Multiple Ways Rental Fraud is Committed

In the last post, we discussed how fraudulent applicants can use stolen identities to get approved for and live in apartments. There are multiple ways an individual can pull off a fraud scheme, which may or may not involve their presence at the apartment.

The Sub-leasers

The first way of pulling off a rental fraud scheme is through subleasing. With this method, a person first obtains a fake identity to get approved for an apartment.

This person does not plan to move into or live in the apartment they are approved for. Instead, the apartment unit is posted on common trading sites like Craigslist or Facebook marketplace as a unit available for sublease.

When the fraudster receives subleasing interest from a party, he/she would ask the interested party to wire a first-month deposit or a security deposit before moving into the apartment. This process is repeated with multiple parties so that the fraudster receives numerous wired deposits in his/her account. When a good amount of deposit is collected, he/she would disappear with the deposit without ever having to pay for rent.

As a consequence, those who fell victim to this fraud scheme would show up on their “move-in” date unable to enter the apartment unit. In some cases, because those who sublease the apartment are unaware of others who are doing the same, they may show up realizing that someone else is also moving into the same place. 

Since a fake identity was initially used to apply for the apartment unit, it is difficult to trace the crime back to the actual person who committed it. Management companies are therefore left to deal with the consequences, including lost rent, while the fraud victims find it impossible to recover their initial deposits.

Regulatory Loopholes

The second way someone can commit rental fraud is by taking advantage of regulatory loopholes. For example, eviction laws make it difficult to evict a tenant. The number of days it takes to evict someone ranges anywhere from 90 to 150 days. In California, the time period is close to six months. This means a person is allowed to remain in an apartment unit for six months even after a fraud case is realized.
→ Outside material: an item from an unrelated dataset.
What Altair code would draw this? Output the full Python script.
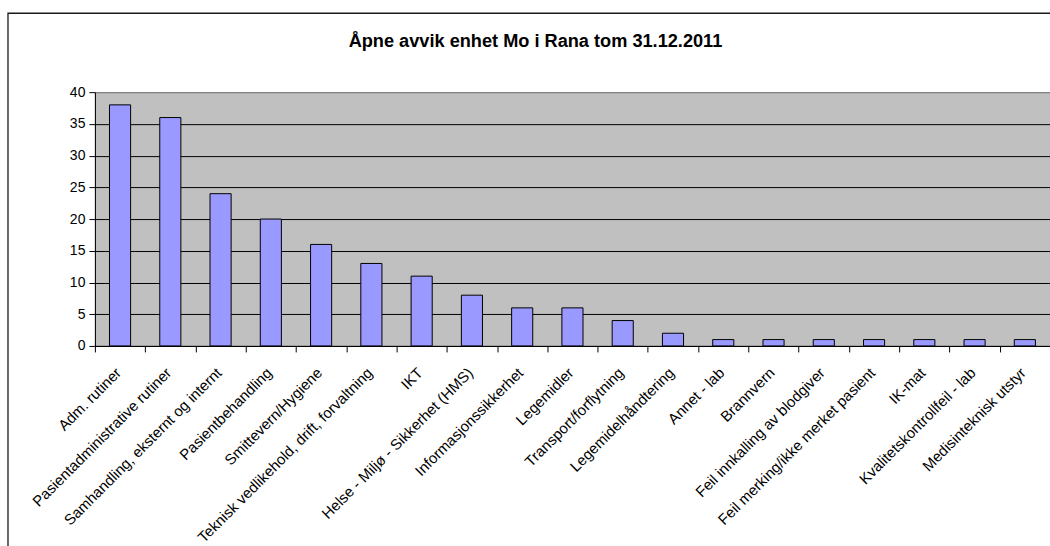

A fraudulent renter who takes advantage of this loophole would apply for an apartment with a fake identity and live in it. After a period of time, he/she decides to stop paying rent. Because of the stated eviction laws, the fraudster would not be evicted from the apartment for at least six months. During this time, he/she can stay in the unit without having to make any rent payment.  This amounts to six month worth of lost rent for a management company. After a case is solved and the fraudster is evicted, he/she simply shed the existing identity and move on to using another one, to commit another fraud at a new apartment community.

Conclusion

Rental fraud in the multifamily industry can take many forms, but a common theme among these forms is the purchase of fake identities. The use of fake identities not only gets the fraudster approved for an apartment to pull off the fraud scheme, it also keeps them from getting convicted when the fraud case is realized. Detecting the use of fake identities early in the application process is therefore crucial in protecting management companies and everyone else against potential losses.